Die seinerzeit schwarz-gelbe Landesregierung hat 2009 die gesetzliche Grundlage geschaffen, Jugendvollzug auch in Freien Formen vollziehen zu können. Damals stand das Projekt unter keinem glücklichen Stern. Seinerzeit wurde das Raphaelshaus in Dormagen zum Träger dieses Projektes bestimmt. Der BSBD NRW hat diese Form der stillschweigenden Privatisierung vollzuglicher Aufgaben nachdrücklich kritisiert. Hoheitliche Aufgaben - wie die Vollstreckung von Strafen - ist eine staatliche Pflichtaufgabe, die mit eigenem Personal wahrzunehmen ist.
Zu Beginn und im weiteren Verlauf des Modellversuchs ereigneten sich zahlreiche Sicherheitsstörungen, die auf Unzulänglichkeiten und Fehlverhalten des eingesetzten Personals zurückzuführen waren. Der damalige Justizminister Thomas Kutschaty (SPD) zog daraufhin die Reißleine und beendete das Modellprojekt. Seither hat sich niemand mehr getraut, das Projekt zu neuem Leben zu erwecken.
Der BSBD NRW ist sich sicher, dass es durchaus einen Bedarf und eine Berechtigung für die intensive und effektive Erziehung junger Straftäter gibt und dass der Vollzug in Freien Formen hier hilfreich sein kann.
Die Einübung eines geordneten Tagesablaufs, die Behebung schulischer und beruflicher Defizite und die Übertragung von Verantwortung eröffnen sicher Chancen, die sich im Jugendvollzug abzeichnenden kriminellen Karrieren zu beenden, bevor sie sich verfestigen. Der BSBD NRW hält das in Aussicht genommene Modellprojekt deshalb durchaus für sinnvoll, weil jede gelungene Wiedereingliederung die Sicherheit der Allgemeinheit erhöht.
Das Projekt sollte jedoch nicht zum Anlass genommen werden, erneut in die Diskussion um die Privatisierung hoheitlicher Aufgaben einzutreten. Beim Jugendvollzug in Freien Formen handelt es sich unzweifelhaft um eine Aufgabe, für die der Funktionsvorbehalt des Artikels 33 Abs. 4 Grundgesetz zu gelten hat. Diese staatliche Pflichtaufgabe müsste das Land künftig mit eigenem Personal in eigenen Einrichtungen durchführen.

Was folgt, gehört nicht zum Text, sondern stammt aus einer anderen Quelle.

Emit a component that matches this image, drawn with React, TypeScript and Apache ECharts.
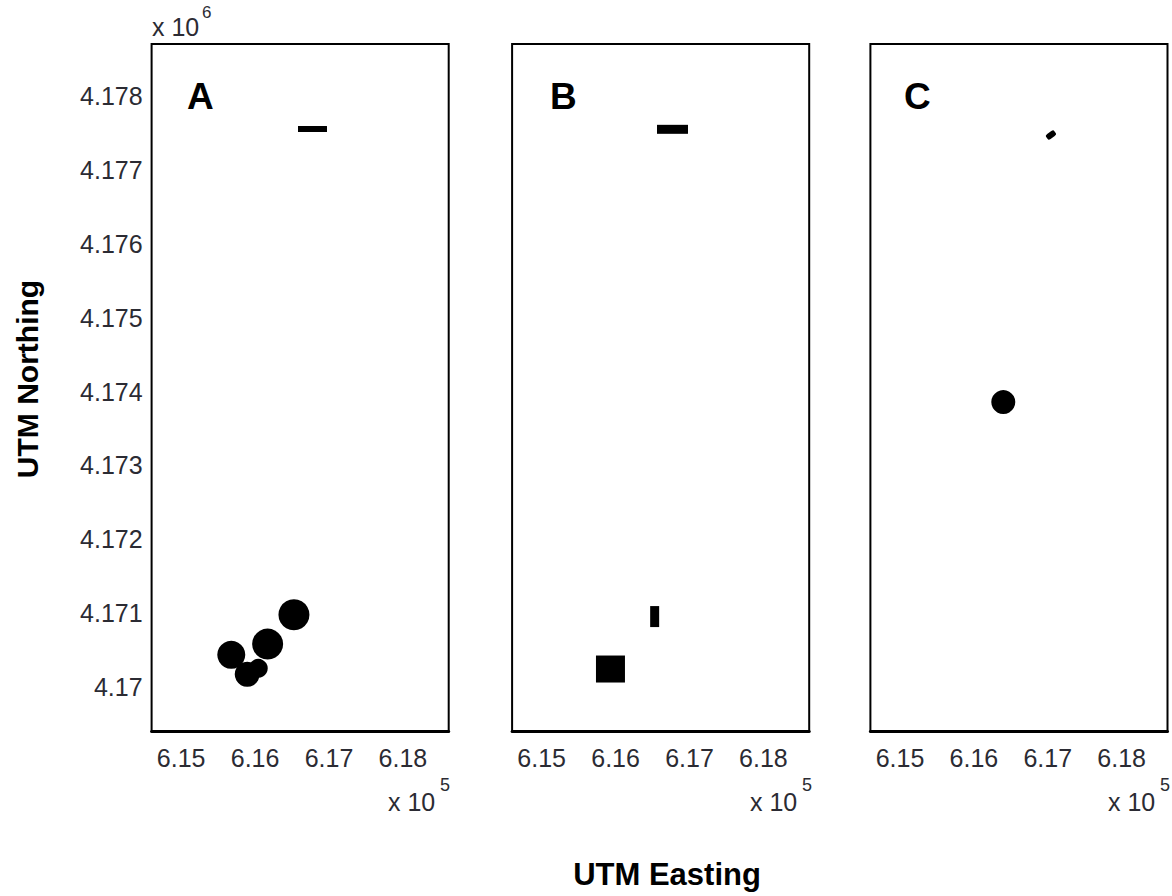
import React, { useEffect, useRef } from "react";
import * as echarts from "echarts";

// Axis extents (metres, UTM)
const X_MIN = 614600;
const X_MAX = 618620;
const Y_MIN = 4169405;
const Y_MAX = 4178705;

const panelNames = ["A", "B", "C"];

// Panel A
const aCircleX = [616526, 616170, 615678, 615894, 616043];
const aCircleY = [4170979, 4170582, 4170437, 4170172, 4170253];
const aDashX = [616777];
const aDashY = [4177554];

// Panel B
const bDashX = [616770];
const bDashY = [4177550];
const bBarX = [616529];
const bBarY = [4170954];
const bSquareX = [615931];
const bSquareY = [4170244];

// Panel C
const cBlobX = [617043];
const cBlobY = [4177473];
const cCircleX = [616398];
const cCircleY = [4173858];

// marker sizes (style)
const aCircleSizes = [31, 31, 28, 25, 19];

const pts = (xs: number[], ys: number[]) => xs.map((v, i) => [v, ys[i]]);

const FONT = "'Liberation Sans', Arial, sans-serif";
const gridLefts = [151.6, 512.1, 870.4];
const GRID_W = 297.1;
const GRID_TOP = 44;
const GRID_H = 687;

export default function App() {
  const ref = useRef<HTMLDivElement>(null);
  useEffect(() => {
    if (!ref.current) return;
    const chart = echarts.init(ref.current, undefined, { renderer: "svg" });

    const grids = gridLefts.map((l) => ({
      left: l,
      top: GRID_TOP,
      width: GRID_W,
      height: GRID_H,
      show: true,
      borderColor: "#000",
      borderWidth: 2,
      backgroundColor: "#fff",
      containLabel: false,
    }));

    const xAxes = gridLefts.map((_, i) => ({
      type: "value",
      gridIndex: i,
      min: X_MIN,
      max: X_MAX,
      minInterval: 1000,
      maxInterval: 1000,
      axisLine: { show: true, onZero: false, lineStyle: { color: "#000", width: 3 } },
      axisTick: { show: false },
      splitLine: { show: false },
      axisLabel: {
        show: true,
        showMinLabel: false,
        showMaxLabel: false,
        fontSize: 25,
        fontFamily: FONT,
        color: "#2b2b33",
        margin: 14,
        formatter: (v: number) => (Math.round(v) % 1000 === 0 ? (v / 1e5).toFixed(2) : ""),
      },
    }));

    const yAxes = gridLefts.map((_, i) => ({
      type: "value",
      gridIndex: i,
      min: Y_MIN,
      max: Y_MAX,
      minInterval: 1000,
      maxInterval: 1000,
      axisLine: { show: false },
      axisTick: { show: false },
      splitLine: { show: false },
      axisLabel: {
        show: i === 0,
        showMinLabel: false,
        showMaxLabel: false,
        fontSize: 25,
        fontFamily: FONT,
        color: "#2b2b33",
        margin: 9,
        formatter: (v: number) =>
          Math.round(v) % 1000 === 0 ? String(Number((v / 1e6).toFixed(3))) : "",
      },
    }));

    const black = { color: "#000", opacity: 1 };
    const series: any[] = [
      {
        type: "scatter",
        xAxisIndex: 0,
        yAxisIndex: 0,
        symbol: "circle",
        data: pts(aCircleX, aCircleY).map((p, i) => ({ value: p, symbolSize: aCircleSizes[i] })),
        itemStyle: black,
      },
      {
        type: "scatter",
        xAxisIndex: 0,
        yAxisIndex: 0,
        symbol: "rect",
        symbolSize: [29, 6],
        data: pts(aDashX, aDashY),
        itemStyle: black,
      },
      {
        type: "scatter",
        xAxisIndex: 1,
        yAxisIndex: 1,
        symbol: "rect",
        symbolSize: [31, 9],
        data: pts(bDashX, bDashY),
        itemStyle: black,
      },
      {
        type: "scatter",
        xAxisIndex: 1,
        yAxisIndex: 1,
        symbol: "rect",
        symbolSize: [9, 21],
        data: pts(bBarX, bBarY),
        itemStyle: black,
      },
      {
        type: "scatter",
        xAxisIndex: 1,
        yAxisIndex: 1,
        symbol: "rect",
        symbolSize: [29, 27],
        data: pts(bSquareX, bSquareY),
        itemStyle: black,
      },
      {
        type: "scatter",
        xAxisIndex: 2,
        yAxisIndex: 2,
        symbol: "roundRect",
        symbolSize: [10, 6],
        symbolRotate: 35,
        data: pts(cBlobX, cBlobY),
        itemStyle: black,
      },
      {
        type: "scatter",
        xAxisIndex: 2,
        yAxisIndex: 2,
        symbol: "circle",
        symbolSize: 24,
        data: pts(cCircleX, cCircleY),
        itemStyle: black,
      },
    ];

    const texts: any[] = [];
    // exponent label for y axis
    texts.push({
      type: "text",
      left: 152,
      top: 14,
      style: { text: "x 10", fontSize: 25, fontFamily: FONT, fill: "#2b2b33" },
    });
    texts.push({
      type: "text",
      left: 202,
      top: 4,
      style: { text: "6", fontSize: 17, fontFamily: FONT, fill: "#2b2b33" },
    });
    const expX = [388, 750, 1108];
    expX.forEach((x) => {
      texts.push({
        type: "text",
        left: x,
        top: 789,
        style: { text: "x 10", fontSize: 25, fontFamily: FONT, fill: "#2b2b33" },
      });
      texts.push({
        type: "text",
        left: x + 52,
        top: 776,
        style: { text: "5", fontSize: 18, fontFamily: FONT, fill: "#2b2b33" },
      });
    });
    const letterX = [187, 550, 904];
    panelNames.forEach((n, i) => {
      texts.push({
        type: "text",
        left: letterX[i],
        top: 78,
        style: { text: n, fontSize: 37, fontWeight: "bold", fontFamily: FONT, fill: "#000" },
      });
    });
    texts.push({
      type: "text",
      x: 667,
      y: 874,
      style: {
        text: "UTM Easting",
        fontSize: 31,
        fontWeight: "bold",
        fontFamily: FONT,
        fill: "#000",
        align: "center",
        verticalAlign: "middle",
      },
    });
    texts.push({
      type: "text",
      x: 27,
      y: 379,
      rotation: Math.PI / 2,
      style: {
        text: "UTM Northing",
        fontSize: 30,
        fontWeight: "bold",
        fontFamily: FONT,
        fill: "#000",
        align: "center",
        verticalAlign: "middle",
      },
    });

    chart.setOption({
      animation: false,
      backgroundColor: "#fff",
      grid: grids,
      xAxis: xAxes,
      yAxis: yAxes,
      series,
      graphic: texts,
    });
    return () => chart.dispose();
  }, []);

  return (
    <div
      ref={ref}
      style={{ position: "absolute", left: 0, top: 0, width: 1172, height: 896 }}
    />
  );
}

Der Koalitionsvertrag hat unterschiedliche Reaktionen ausgelöst. Für den Bereich des Vollzuges hat sich Landesvorsitzender Ulrich Biermann verhalten optimistisch geäußert: „Es ist erfreulich, dass der Vollzug keinen konzeptionellen Wechselbädern ausgesetzt werden soll und dass sich die Koalitionäre zu einer aufgabenangemessenen Personalausstattung bekennen. Wenn jetzt noch die Steigerung der Attraktivität und der Aufstiegsmöglichkeiten hinzutreten, könnte man zufrieden sein.“
Die Ungewissheit hinsichtlich der Gestaltung des Modellprojekts „Jugendvollzug in Freien Formen“ wird der BSBD NRW zum Anlass nehmen, sehr schnell mit dem neuen Justizminister ins Gespräch zu kommen, um die Position der Gewerkschaft zu verdeutlichen. Allen Beteiligten sollte allerdings bewusst sein, stellte Biermann unmissverständlich fest, dass eine „Privatisierung durch die Hintertür“ die künftige Zusammenarbeit erheblich belasten würde.